> _WHAT TO WORK ON_
Reproduce every line of the listing as written, apart from the pictures.

> _RAW DATA_
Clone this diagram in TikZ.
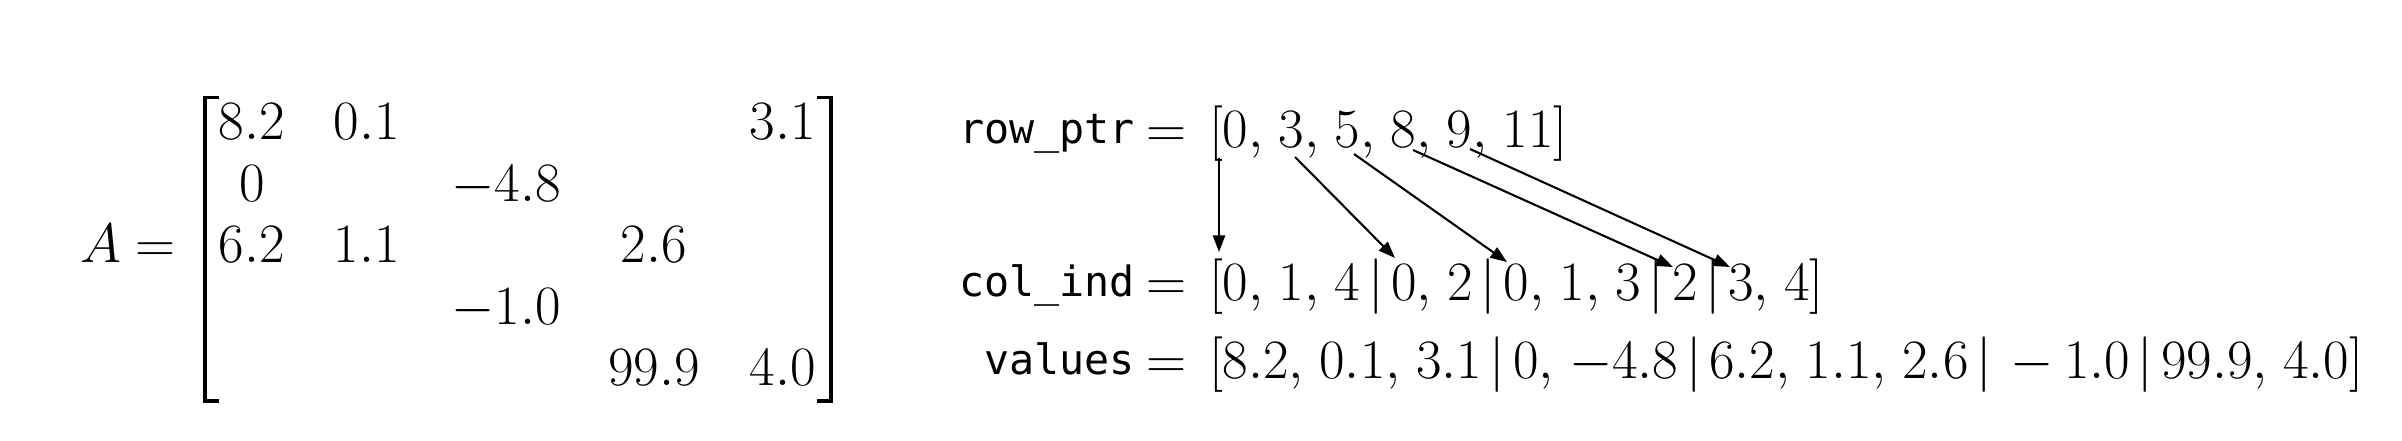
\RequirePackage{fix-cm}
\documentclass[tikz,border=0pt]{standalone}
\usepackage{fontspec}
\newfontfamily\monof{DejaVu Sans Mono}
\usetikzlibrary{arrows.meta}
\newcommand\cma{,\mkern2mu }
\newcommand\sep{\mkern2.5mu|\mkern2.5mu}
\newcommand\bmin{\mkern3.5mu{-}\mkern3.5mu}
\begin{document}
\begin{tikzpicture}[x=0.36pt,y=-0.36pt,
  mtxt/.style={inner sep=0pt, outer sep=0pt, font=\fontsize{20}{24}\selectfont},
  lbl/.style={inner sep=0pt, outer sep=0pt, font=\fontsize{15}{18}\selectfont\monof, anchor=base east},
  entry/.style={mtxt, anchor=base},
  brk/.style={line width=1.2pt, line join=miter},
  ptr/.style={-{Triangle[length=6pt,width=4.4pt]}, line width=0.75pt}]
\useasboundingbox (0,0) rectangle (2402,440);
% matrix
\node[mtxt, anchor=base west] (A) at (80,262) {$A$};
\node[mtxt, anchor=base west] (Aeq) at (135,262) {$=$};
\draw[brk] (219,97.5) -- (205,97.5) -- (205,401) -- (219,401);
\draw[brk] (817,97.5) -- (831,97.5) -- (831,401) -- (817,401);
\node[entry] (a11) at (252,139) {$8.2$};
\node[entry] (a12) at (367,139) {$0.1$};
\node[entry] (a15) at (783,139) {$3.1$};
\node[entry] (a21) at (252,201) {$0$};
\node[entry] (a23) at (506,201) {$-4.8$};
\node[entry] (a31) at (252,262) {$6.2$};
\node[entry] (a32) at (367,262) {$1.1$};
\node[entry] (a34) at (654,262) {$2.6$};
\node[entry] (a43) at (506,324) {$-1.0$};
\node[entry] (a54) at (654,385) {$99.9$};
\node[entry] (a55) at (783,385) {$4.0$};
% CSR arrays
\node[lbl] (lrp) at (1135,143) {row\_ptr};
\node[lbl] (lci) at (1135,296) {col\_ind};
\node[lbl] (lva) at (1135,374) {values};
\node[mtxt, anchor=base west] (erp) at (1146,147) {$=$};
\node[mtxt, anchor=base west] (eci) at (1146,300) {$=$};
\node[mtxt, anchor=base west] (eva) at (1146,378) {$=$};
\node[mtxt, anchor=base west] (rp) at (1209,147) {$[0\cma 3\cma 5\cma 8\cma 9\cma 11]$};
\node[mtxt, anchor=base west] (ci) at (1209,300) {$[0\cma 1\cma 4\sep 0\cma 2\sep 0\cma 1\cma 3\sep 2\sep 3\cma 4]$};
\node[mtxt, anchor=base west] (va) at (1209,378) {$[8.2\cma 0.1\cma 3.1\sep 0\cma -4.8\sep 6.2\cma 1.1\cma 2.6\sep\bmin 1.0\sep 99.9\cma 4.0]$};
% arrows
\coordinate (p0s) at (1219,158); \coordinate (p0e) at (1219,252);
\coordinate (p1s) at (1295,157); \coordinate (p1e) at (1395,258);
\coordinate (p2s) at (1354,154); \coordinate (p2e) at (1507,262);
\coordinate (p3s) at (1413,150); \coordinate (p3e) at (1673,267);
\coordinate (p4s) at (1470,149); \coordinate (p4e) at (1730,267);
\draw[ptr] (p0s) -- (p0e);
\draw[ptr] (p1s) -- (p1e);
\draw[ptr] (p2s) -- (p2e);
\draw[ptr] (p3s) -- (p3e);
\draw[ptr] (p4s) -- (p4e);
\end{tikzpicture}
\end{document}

> _WORKED ANSWER_
Clone this diagram in TikZ.
\RequirePackage{fix-cm}
\documentclass[tikz,border=0pt]{standalone}
\usepackage{fontspec}
\newfontfamily\monof{DejaVu Sans Mono}
\usetikzlibrary{arrows.meta}
\newcommand\cma{,\mkern2mu }
\newcommand\sep{\mkern2.5mu|\mkern2.5mu}
\newcommand\bmin{\mkern3.5mu{-}\mkern3.5mu}
\begin{document}
\begin{tikzpicture}[x=0.36pt,y=-0.36pt,
  mtxt/.style={inner sep=0pt, outer sep=0pt, font=\fontsize{20}{24}\selectfont},
  lbl/.style={inner sep=0pt, outer sep=0pt, font=\fontsize{15}{18}\selectfont\monof, anchor=base east},
  entry/.style={mtxt, anchor=base},
  brk/.style={line width=1.2pt, line join=miter},
  ptr/.style={-{Triangle[length=6pt,width=4.4pt]}, line width=0.75pt}]
\useasboundingbox (0,0) rectangle (2402,440);
% matrix
\node[mtxt, anchor=base west] (A) at (80,262) {$A$};
\node[mtxt, anchor=base west] (Aeq) at (135,262) {$=$};
\draw[brk] (219,97.5) -- (205,97.5) -- (205,401) -- (219,401);
\draw[brk] (817,97.5) -- (831,97.5) -- (831,401) -- (817,401);
\node[entry] (a11) at (252,139) {$8.2$};
\node[entry] (a12) at (367,139) {$0.1$};
\node[entry] (a15) at (783,139) {$3.1$};
\node[entry] (a21) at (252,201) {$0$};
\node[entry] (a23) at (506,201) {$-4.8$};
\node[entry] (a31) at (252,262) {$6.2$};
\node[entry] (a32) at (367,262) {$1.1$};
\node[entry] (a34) at (654,262) {$2.6$};
\node[entry] (a43) at (506,324) {$-1.0$};
\node[entry] (a54) at (654,385) {$99.9$};
\node[entry] (a55) at (783,385) {$4.0$};
% CSR arrays
\node[lbl] (lrp) at (1135,143) {row\_ptr};
\node[lbl] (lci) at (1135,296) {col\_ind};
\node[lbl] (lva) at (1135,374) {values};
\node[mtxt, anchor=base west] (erp) at (1146,147) {$=$};
\node[mtxt, anchor=base west] (eci) at (1146,300) {$=$};
\node[mtxt, anchor=base west] (eva) at (1146,378) {$=$};
\node[mtxt, anchor=base west] (rp) at (1209,147) {$[0\cma 3\cma 5\cma 8\cma 9\cma 11]$};
\node[mtxt, anchor=base west] (ci) at (1209,300) {$[0\cma 1\cma 4\sep 0\cma 2\sep 0\cma 1\cma 3\sep 2\sep 3\cma 4]$};
\node[mtxt, anchor=base west] (va) at (1209,378) {$[8.2\cma 0.1\cma 3.1\sep 0\cma -4.8\sep 6.2\cma 1.1\cma 2.6\sep\bmin 1.0\sep 99.9\cma 4.0]$};
% arrows
\coordinate (p0s) at (1219,158); \coordinate (p0e) at (1219,252);
\coordinate (p1s) at (1295,157); \coordinate (p1e) at (1395,258);
\coordinate (p2s) at (1354,154); \coordinate (p2e) at (1507,262);
\coordinate (p3s) at (1413,150); \coordinate (p3e) at (1673,267);
\coordinate (p4s) at (1470,149); \coordinate (p4e) at (1730,267);
\draw[ptr] (p0s) -- (p0e);
\draw[ptr] (p1s) -- (p1e);
\draw[ptr] (p2s) -- (p2e);
\draw[ptr] (p3s) -- (p3e);
\draw[ptr] (p4s) -- (p4e);
\end{tikzpicture}
\end{document}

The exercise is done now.